Derivative transactions and financial contracts are a critical component of the United States economy. There are three main types of derivative contracts executed in our markets: futures, options and forward contracts. Each of these instruments derives value from an underlying security or resource with focus on a possible change in its future value. These instruments can be used as speculative investments, as hedges on securities already owned, or as a means of mitigating risk on volatility within a specific industry. An essential attribute of trading in these derivatives is “the ability of the parties to value their transaction on a net basis with the counterparty and to close-out and replace the transaction in the event one party defaults.”

Prior to 1982, when one party to these types of transactions filed for relief under the Bankruptcy Code, the finality of the deal remained uncertain. This uncertainty led to a string of piece-meal amendments passed between 1982 and 1990, followed by a wholesale broadening of the bankruptcy safe harbor provisions in 2005 with the passing of the Bankruptcy Abuse Prevention and Consumer Protection Act (“BAPCPA”). “The Safe Harbor Provisions were designed ‘to ensure that the swap and forward contract financial markets are not destabilized by uncertainties regarding the treatment of their financial instruments under the Bankruptcy Code.’” Congress wanted to avoid the potentially catastrophic domino effect that might be caused by unwinding settled financial transactions. Essentially, Congress wanted the safe harbor provisions to “protect the financial markets from the destabilizing effects of bankruptcy proceedings for parties to specific commodity and financial contracts.”

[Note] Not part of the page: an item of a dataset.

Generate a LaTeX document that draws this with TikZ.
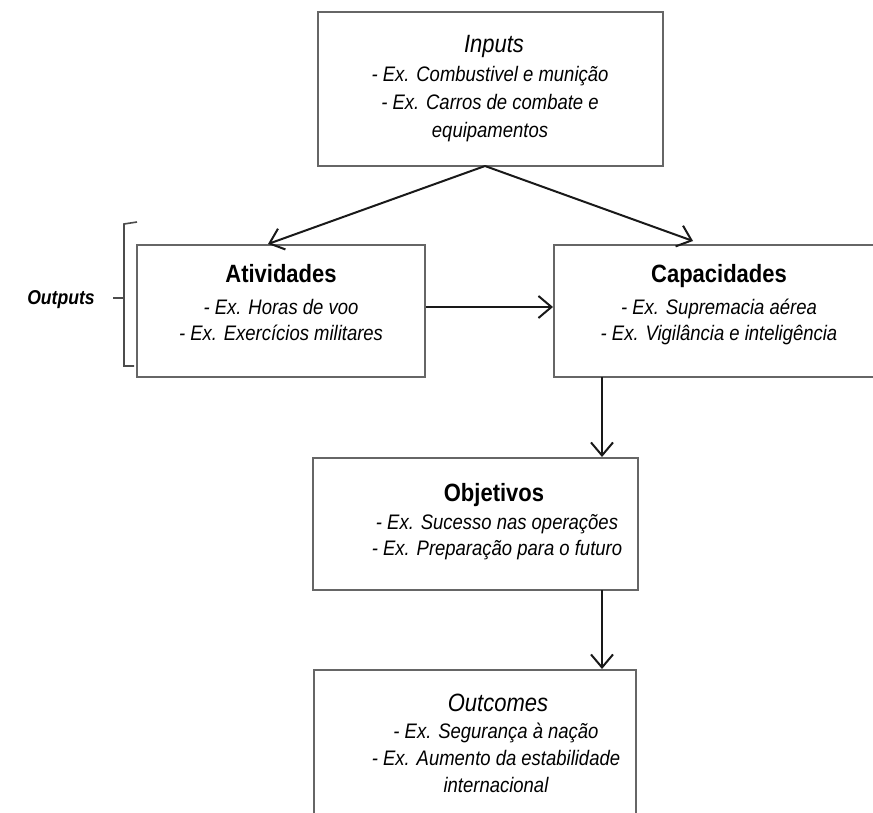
\documentclass[tikz,border=0pt]{standalone}
\usepackage{fontspec}
\setmainfont{Liberation Sans}[FakeStretch=0.88]
\usetikzlibrary{arrows.meta}
\tikzset{
  box/.style={draw=black!60, line width=2pt, rectangle, inner sep=0pt},
  arr/.style={line width=2pt, black!90, -{Straight Barb[length=13pt,width=22pt,line width=2pt]}},
  ttl/.style={anchor=base, inner sep=0pt, font=\fontsize{25}{28}\selectfont\bfseries},
  ttli/.style={anchor=base, inner sep=0pt, font=\fontsize{25}{28}\selectfont\itshape},
  sub/.style={anchor=base, inner sep=0pt, font=\fontsize{21}{24}\selectfont\itshape},
  brk/.style={draw=black!70, line width=1.6pt}
}
\begin{document}
\begin{tikzpicture}[x=1pt,y=-1pt]
\useasboundingbox (0,0) rectangle (873,813);
\clip (0,0) rectangle (873,813);
% boxes
\node[box, minimum width=345pt, minimum height=154pt] (inputs) at (490.5,89) {};
\node[box, minimum width=288pt, minimum height=132pt] (ativ) at (281,311) {};
\node[box, minimum width=328pt, minimum height=132pt] (capac) at (718,311) {};
\node[box, minimum width=325pt, minimum height=132pt] (objet) at (475.5,524) {};
\node[box, minimum width=322pt, minimum height=160pt] (outc) at (475,750) {};
% texts
\node[ttli] (inT) at (494,53) {Inputs};
\node[sub] (in1) at (490,82) {- Ex. Combustivel e munição};
\node[sub] (in2) at (490,110) {- Ex. Carros de combate e};
\node[sub] (in3) at (490,138) {equipamentos};
\node[ttl] (atT) at (281,283) {Atividades};
\node[sub] (at1) at (281,314) {- Ex. Horas de voo};
\node[sub] (at2) at (281,340) {- Ex. Exercícios militares};
\node[ttl] (caT) at (719,283) {Capacidades};
\node[sub] (ca1) at (719,314) {- Ex. Supremacia aérea};
\node[sub] (ca2) at (719,340) {- Ex. Vigilância e inteligência};
\node[ttl] (obT) at (494,501) {Objetivos};
\node[sub] (ob1) at (497,529) {- Ex. Sucesso nas operações};
\node[sub] (ob2) at (497,555) {- Ex. Preparação para o futuro};
\node[ttli] (ouT) at (498,711) {Outcomes};
\node[sub] (ou1) at (496,738) {- Ex. Segurança à nação};
\node[sub] (ou2) at (496,765) {- Ex. Aumento da estabilidade};
\node[sub] (ou3) at (496,792) {internacional};
% outputs label and bracket
\node[anchor=base, inner sep=0pt, font=\fontsize{20}{24}\selectfont\bfseries\itshape] (outp) at (61,305) {Outputs};
\coordinate (b1) at (137,222);
\coordinate (b2) at (124,224);
\coordinate (b3) at (124,366);
\coordinate (b4) at (134,366);
\coordinate (bt) at (113,298);
\coordinate (bm) at (124,298);
\draw[brk] (b1) -- (b2) -- (b3) -- (b4);
\draw[brk] (bt) -- (bm);
% arrows
\coordinate (apex) at (485,166);
\coordinate (tipA) at (268,244);
\coordinate (tipC) at (693,241);
\draw[arr] (apex) -- (tipA);
\draw[arr] (apex) -- (tipC);
\draw[arr] (ativ.east |- 0,307) -- (capac.west |- 0,307);
\draw[arr] (602,377) -- (602,457);
\draw[arr] (602,590) -- (602,669);
\end{tikzpicture}
\end{document}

While safe harbor provisions appear in many sections of the Code, this memo will focus primarily on those afforded by section 546(e) as it relates to forward contracts. In particular, the memo addresses bankruptcy court interpretations of the section with focus on the recently decided, Lightfoot v. MXEnergy, Inc. Part I of this memo analyzes sections 546(e) and 101(25) of the Code and bankruptcy courts’ scattered interpretation of ‘forward contract’ under 101(25) as it relates to 546(e). Part II addresses the trend toward expanding the scope of section 546’s protection and the evolving definition of forward contract within our courts. Finally, Part III discusses the impact of Lightfoot and the policy considerations and practical effects the holding may have for bankruptcy trustees going forward.